== Data entries ==

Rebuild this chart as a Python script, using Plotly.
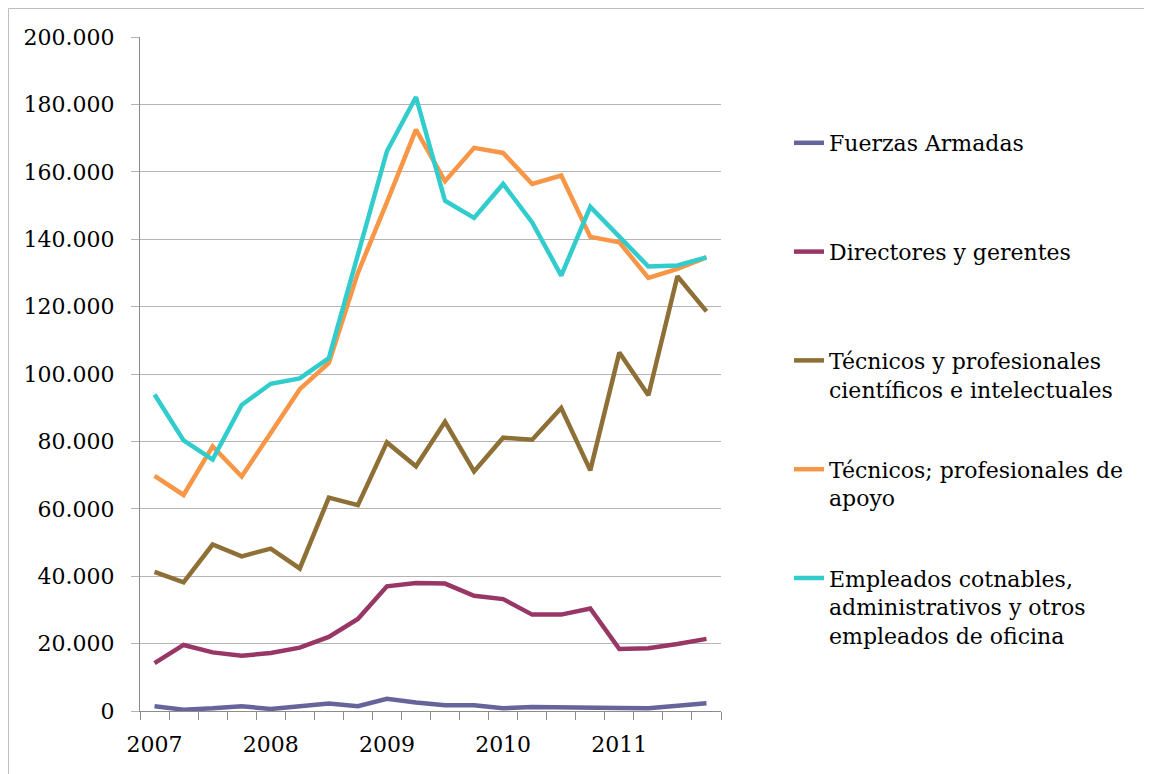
import plotly.graph_objects as go

# quarterly series 2007-2011
quarters = [f"{y}-T{q}" for y in range(2007, 2012) for q in range(1, 5)]
year_labels = ["2007", "2008", "2009", "2010", "2011"]

fuerzas = [1400, 400, 800, 1400, 600, 1400, 2200, 1400, 3600, 2500,
           1700, 1700, 800, 1200, 1200, 1200, 900, 800, 1400, 2300]
directores = [14200, 19600, 17400, 16400, 17200, 18800, 22000, 27300, 37000, 38000,
              37800, 34200, 33200, 28600, 28600, 30400, 18400, 18600, 19900, 21400]
tecnicos_cient = [41300, 38200, 49400, 45900, 48200, 42300, 63300, 61100, 79700, 72600,
                  85800, 71100, 81100, 80500, 89900, 71400, 106400, 93700, 129000, 118600]
tecnicos_apoyo = [69800, 64100, 78500, 69600, 82500, 95500, 103300, 130000, 151000, 172500,
                  157200, 167100, 165600, 156400, 158900, 140700, 139100, 128500, 131200, 134600]
empleados = [93900, 80300, 74600, 90800, 97100, 98700, 104700, 135000, 166100, 182200,
             151400, 146300, 156400, 145000, 129200, 149600, 140800, 131900, 132200, 134600]

names = ["Fuerzas Armadas",
         "Directores y gerentes",
         "Técnicos y profesionales<br>científicos e intelectuales",
         "Técnicos; profesionales de<br>apoyo",
         "Empleados cotnables,<br>administrativos y otros<br>empleados de oficina"]
series = [fuerzas, directores, tecnicos_cient, tecnicos_apoyo, empleados]
colors = ["#65659c", "#983766", "#8e7036", "#f79646", "#33cccc"]

FONT = "DejaVu Serif"
GRID = "#b4b4b4"
x = list(range(len(quarters)))

# page has an 8px body margin, so the figure is a bit smaller than the window
W, H = 1144, 766
L, T = 132, 29
PW, PH = 581, 674

fig = go.Figure()
for i, (nm, ys, c) in enumerate(zip(names, series, colors)):
    # pad every legend label to 3 lines so the entries are evenly spaced
    pad = 3 - (nm.count("<br>") + 1)
    label = nm + "<br>\u00a0" * pad
    fig.add_trace(go.Scatter(x=x, y=ys, mode="lines", name=label,
                             legendgroup=str(i), customdata=quarters,
                             line=dict(color=c, width=4.5)))

# outer chart border: only top and left edges are visible in the page
px0, px1 = (0.5 - L) / PW, (W - L) / PW
py0, py1 = (T + PH - H) / PH, (T + PH - 0.5) / PH
border = dict(color="#bdbdbd", width=1)
fig.add_shape(type="line", xref="paper", yref="paper",
              x0=px0, x1=px1, y0=py1, y1=py1, line=border)
fig.add_shape(type="line", xref="paper", yref="paper",
              x0=px0, x1=px0, y0=py0, y1=py1, line=border)

fig.update_layout(
    width=W, height=H,
    margin=dict(l=L, r=W - L - PW, t=T, b=H - T - PH),
    paper_bgcolor="white", plot_bgcolor="white",
    separators=",.",
    font=dict(family=FONT, size=22, color="black"),
    showlegend=True,
    legend=dict(x=(789 - 140) / PW, xanchor="left", xref="paper",
                y=(711 - 122) / PH, yanchor="top", yref="paper",
                valign="top", traceorder="grouped", tracegroupgap=20,
                font=dict(family=FONT, size=22, color="black"),
                bgcolor="rgba(0,0,0,0)"),
    xaxis=dict(range=[-0.5, 19.5], tickmode="array",
               tickvals=[0, 4, 8, 12, 16], ticktext=year_labels,
               ticks="", showgrid=False, zeroline=False,
               showline=True, linecolor="#8c8c8c", linewidth=1,
               ticklabelstandoff=14,
               minor=dict(tick0=-0.5, dtick=1, ticks="outside",
                          ticklen=8, tickcolor="#8c8c8c", showgrid=False),
               tickfont=dict(family=FONT, size=22)),
    yaxis=dict(range=[0, 200000], dtick=20000, tickformat=",d",
               showgrid=True, gridcolor=GRID, gridwidth=1, zeroline=False,
               showline=True, linecolor="#8c8c8c", linewidth=1,
               ticks="outside", ticklen=8, tickcolor=GRID,
               ticklabelstandoff=12,
               tickfont=dict(family=FONT, size=22)),
)

fig.write_html("out.html")
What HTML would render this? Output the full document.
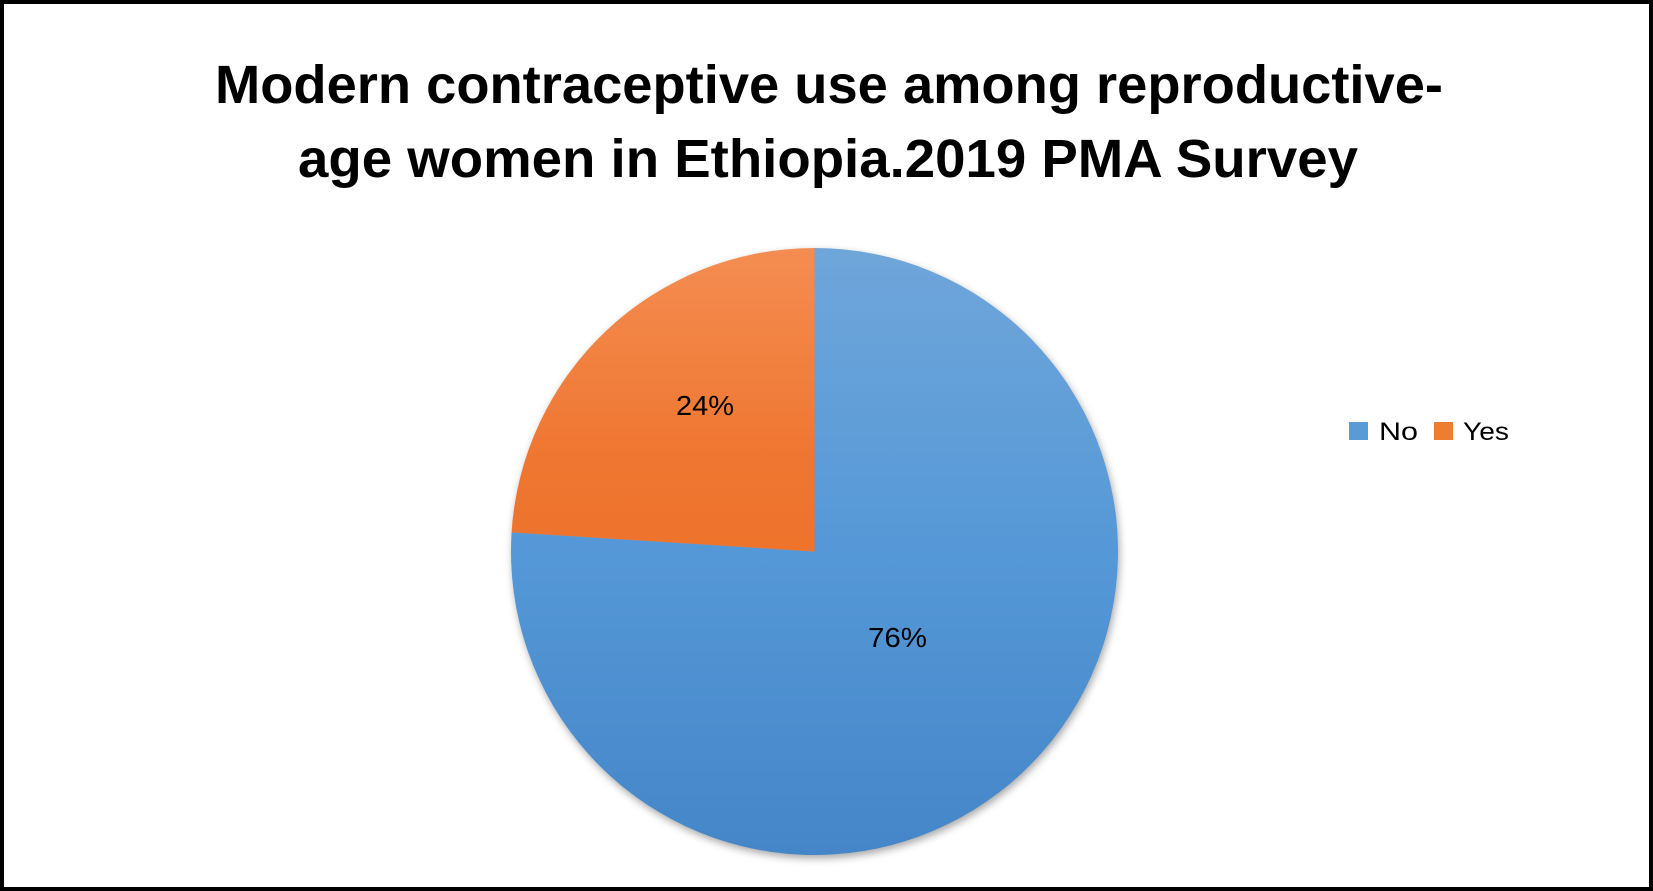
<!DOCTYPE html>
<html>
<head>
<meta charset="utf-8">
<style>
  html,body{margin:0;padding:0;background:#fff;}
  body{width:1653px;height:891px;overflow:hidden;}
  svg{display:block;}
</style>
</head>
<body>
<svg width="1653" height="891" viewBox="0 0 1653 891" xmlns="http://www.w3.org/2000/svg">
  <defs>
    <linearGradient id="gBlue" x1="0" y1="248" x2="0" y2="855" gradientUnits="userSpaceOnUse">
      <stop offset="0" stop-color="#6fa6da"/>
      <stop offset="0.5" stop-color="#5598d7"/>
      <stop offset="1" stop-color="#4486c8"/>
    </linearGradient>
    <linearGradient id="gOrange" x1="0" y1="248" x2="0" y2="855" gradientUnits="userSpaceOnUse">
      <stop offset="0" stop-color="#f48d52"/>
      <stop offset="0.35" stop-color="#ef7630"/>
      <stop offset="1" stop-color="#e86a1f"/>
    </linearGradient>
    <filter id="shadow" x="-10%" y="-10%" width="120%" height="120%">
      <feGaussianBlur stdDeviation="4"/>
    </filter>
  </defs>
  <rect x="0" y="0" width="1653" height="891" fill="#000"/>
  <rect x="4" y="4" width="1645" height="883" fill="#fff"/>

  <text x="829" y="103" font-family="Liberation Sans, Arial, sans-serif" font-weight="bold" font-size="54" text-anchor="middle" textLength="1228" lengthAdjust="spacingAndGlyphs" fill="#000">Modern contraceptive use among reproductive-</text>
  <text x="828" y="177" font-family="Liberation Sans, Arial, sans-serif" font-weight="bold" font-size="54" text-anchor="middle" textLength="1060" lengthAdjust="spacingAndGlyphs" fill="#000">age women in Ethiopia.2019 PMA Survey</text>

  <!-- shadow -->
  <circle cx="816" cy="555" r="303.5" fill="#8a8a8a" opacity="0.75" filter="url(#shadow)"/>
  <!-- No slice (76%) -->
  <path d="M814.5,551.5 L814.5,248 A303.5,303.5 0 1 1 511.6,532.4 Z" fill="url(#gBlue)"/>
  <!-- Yes slice (24%) -->
  <path d="M814.5,551.5 L511.6,532.4 A303.5,303.5 0 0 1 814.5,248 Z" fill="url(#gOrange)"/>

  <text x="705" y="415" font-family="Liberation Sans, Arial, sans-serif" font-size="28" text-anchor="middle" textLength="58" lengthAdjust="spacingAndGlyphs" fill="#000">24%</text>
  <text x="897.5" y="647" font-family="Liberation Sans, Arial, sans-serif" font-size="28" text-anchor="middle" textLength="59" lengthAdjust="spacingAndGlyphs" fill="#000">76%</text>

  <!-- legend -->
  <rect x="1349" y="422" width="19" height="18" fill="#5b9bd5"/>
  <text x="1379" y="440" font-family="Liberation Sans, Arial, sans-serif" font-size="25" textLength="39" lengthAdjust="spacingAndGlyphs" fill="#000">No</text>
  <rect x="1434" y="422" width="19" height="18" fill="#ed7d31"/>
  <text x="1463" y="440" font-family="Liberation Sans, Arial, sans-serif" font-size="25" textLength="46" lengthAdjust="spacingAndGlyphs" fill="#000">Yes</text>
</svg>
</body>
</html>
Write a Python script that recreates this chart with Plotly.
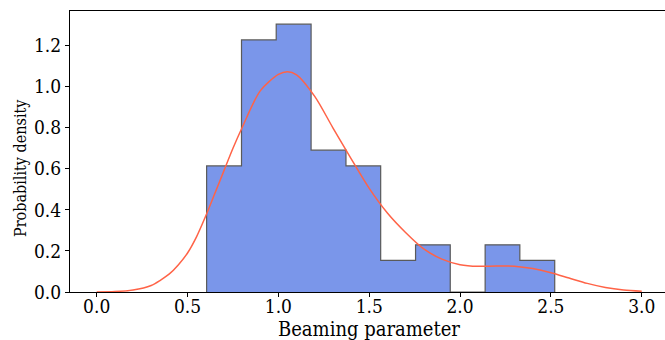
import plotly.graph_objects as go

# Histogram (density-normalised), ten equal-width bins
bin_edges = [0.605, 0.797, 0.988, 1.180, 1.372, 1.563, 1.755, 1.946, 2.138, 2.329, 2.521]
density = [0.614, 1.228, 1.305, 0.691, 0.614, 0.154, 0.230, 0.0, 0.230, 0.154]

# Kernel density estimate evaluated on a grid
kde_x = [0.0, 0.1, 0.2, 0.3, 0.35, 0.4, 0.45, 0.5, 0.55, 0.6, 0.65, 0.7, 0.75, 0.8, 0.9,
         1.0, 1.05, 1.1, 1.2, 1.3, 1.4, 1.5, 1.6, 1.7, 1.8, 1.9, 2.0, 2.1, 2.2, 2.3,
         2.4, 2.5, 2.6, 2.7, 2.8, 2.9, 3.0]
kde_y = [0.000, 0.002, 0.010, 0.032, 0.057, 0.088, 0.133, 0.190, 0.270, 0.370, 0.480,
         0.590, 0.700, 0.800, 0.980, 1.060, 1.073, 1.058, 0.953, 0.800, 0.650, 0.505,
         0.385, 0.290, 0.210, 0.160, 0.133, 0.125, 0.127, 0.126, 0.114, 0.094, 0.068,
         0.042, 0.022, 0.010, 0.004]

x_ticks = [0.0, 0.5, 1.0, 1.5, 2.0, 2.5, 3.0]
y_ticks = [0.0, 0.2, 0.4, 0.6, 0.8, 1.0, 1.2]

x_label = "Beaming parameter"
y_label = "Probability density"

# Step outline of the filled histogram
step_x = [bin_edges[0]] + bin_edges
step_y = [0.0] + density + [0.0]

fig = go.Figure()
fig.add_trace(go.Scatter(
    x=step_x, y=step_y, mode="lines", line=dict(shape="hv", color="#5a5a5a", width=1.2),
    fill="tozeroy", fillcolor="#7a96ea", hoverinfo="skip", showlegend=False,
))
fig.add_trace(go.Scatter(
    x=kde_x, y=kde_y, mode="lines",
    line=dict(color="#ff6347", width=1.5, shape="spline", smoothing=0.8),
    showlegend=False,
))

serif = "DejaVu Serif Condensed, DejaVu Serif, serif"
tick_font = dict(family=serif, size=19, color="black")
xtitle_font = dict(family=serif, size=20, color="black")
ytitle_font = dict(family=serif, size=16, color="black")

fig.update_layout(
    width=665, height=340,
    margin=dict(l=70, r=0, t=11, b=48),
    plot_bgcolor="white", paper_bgcolor="white",
    font=tick_font,
    xaxis=dict(
        range=[-0.147, 3.128], tickvals=x_ticks, ticktext=[f"{v:.1f}" for v in x_ticks],
        showgrid=False, zeroline=False, showline=True, linecolor="black", linewidth=1,
        mirror=True, ticks="outside", ticklen=4, tickwidth=1, tickcolor="black",
        tickfont=tick_font, ticklabelstandoff=-7,
    ),
    yaxis=dict(
        range=[0, 1.369], tickvals=y_ticks, ticktext=[f"{v:.1f}" for v in y_ticks],
        showgrid=False, zeroline=False, showline=True, linecolor="black", linewidth=1,
        ticks="outside", ticklen=4, tickwidth=1, tickcolor="black",
        tickfont=tick_font,
    ),
    annotations=[
        dict(text=x_label, xref="paper", yref="paper", x=(369 - 70) / 595, y=(292 - 329) / 281,
             xanchor="center", yanchor="middle", showarrow=False, font=xtitle_font),
        dict(text=y_label, xref="paper", yref="paper", x=(20 - 70) / 595, y=(292 - 168) / 281,
             xanchor="center", yanchor="middle", textangle=-90, showarrow=False,
             font=ytitle_font),
    ],
)

fig.write_html("out.html")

===

== Problem ==
Write out, exactly and with nothing added, everything from the line with "Write a Python" down to the line with "0.042, 0.022, 0.010, 0.004]", both included. Drop any pictures.

== Output of the exercise ==
Write a Python script that recreates this chart with Plotly.
import plotly.graph_objects as go

# Histogram (density-normalised), ten equal-width bins
bin_edges = [0.605, 0.797, 0.988, 1.180, 1.372, 1.563, 1.755, 1.946, 2.138, 2.329, 2.521]
density = [0.614, 1.228, 1.305, 0.691, 0.614, 0.154, 0.230, 0.0, 0.230, 0.154]

# Kernel density estimate evaluated on a grid
kde_x = [0.0, 0.1, 0.2, 0.3, 0.35, 0.4, 0.45, 0.5, 0.55, 0.6, 0.65, 0.7, 0.75, 0.8, 0.9,
         1.0, 1.05, 1.1, 1.2, 1.3, 1.4, 1.5, 1.6, 1.7, 1.8, 1.9, 2.0, 2.1, 2.2, 2.3,
         2.4, 2.5, 2.6, 2.7, 2.8, 2.9, 3.0]
kde_y = [0.000, 0.002, 0.010, 0.032, 0.057, 0.088, 0.133, 0.190, 0.270, 0.370, 0.480,
         0.590, 0.700, 0.800, 0.980, 1.060, 1.073, 1.058, 0.953, 0.800, 0.650, 0.505,
         0.385, 0.290, 0.210, 0.160, 0.133, 0.125, 0.127, 0.126, 0.114, 0.094, 0.068,
         0.042, 0.022, 0.010, 0.004]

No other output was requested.